Microsoft selects Ubuntu for first Linux-based Azure offering

AzureMicrosoft has announced plans to simplify Big Data and widen its use through Azure.

In a blog post, T K Rengarajan, Microsoft’s corporate VP for Data Platforms, described how the expanded Microsoft Azure Data Lake Store, available in preview later this year, will provide a single repository that captures data of any size, type and speed without forcing changes to applications as data scales. In the store, data can be securely shared for collaboration and is accessible for processing and analytics from HDFS applications and tools.
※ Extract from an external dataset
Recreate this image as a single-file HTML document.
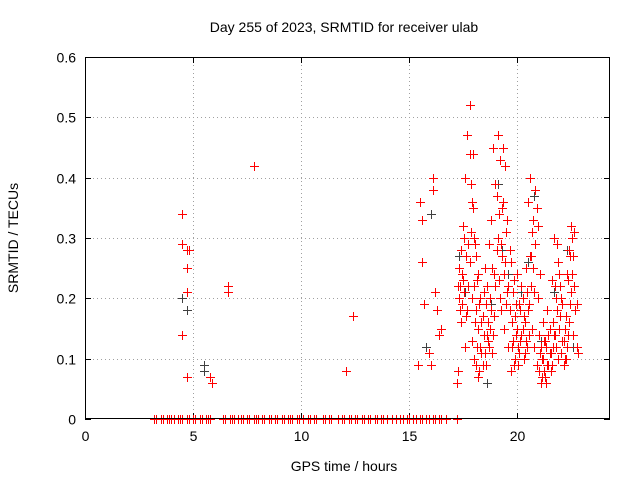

Another new addition is Azure Data Lake Analytics, a service built on Apache YARN that dynamically scales, which Microsoft says will stop people being side tracked from work by needing to know about distributed architecture. This service, available in preview later this year, will include U-SQL, a language that unifies the benefits of SQL with the expressive power of user code. U-SQL’s scalable distributed querying is intended to help users analyse data in the store and across SQL Servers in Azure, Azure SQL Database and Azure SQL Data Warehouse.

Meanwhile, Microsoft has selected Ubuntu for its first Linux-based Azure offering. The Hadoop-based big data service offering, HDInsight, will run on Canonical’s open source browser Ubuntu.

Azure HDInsight uses a range of open source analytics engines including Hive, Spark, HBase and Storm. Microsoft says it is now on general release with a 99.9 per cent uptime service level agreement.

Meanwhile Azure Data Lake Tools for Visual Studio will provide an integrated development environment that aims to ‘dramatically’ simplify authoring, debugging and optimization for processing and analytics at any scale, according to Rengarajan. “Leading Hadoop applications that span security, governance, data preparation and analytics can be easily deployed from the Azure Marketplace on top of Azure Data Lake,” said Rengarajan.

Azure Data Lake removes the complexities of ingesting and storing all of your data while making it faster to get up and running with batch, streaming, and interactive analytics, said Rengarajan.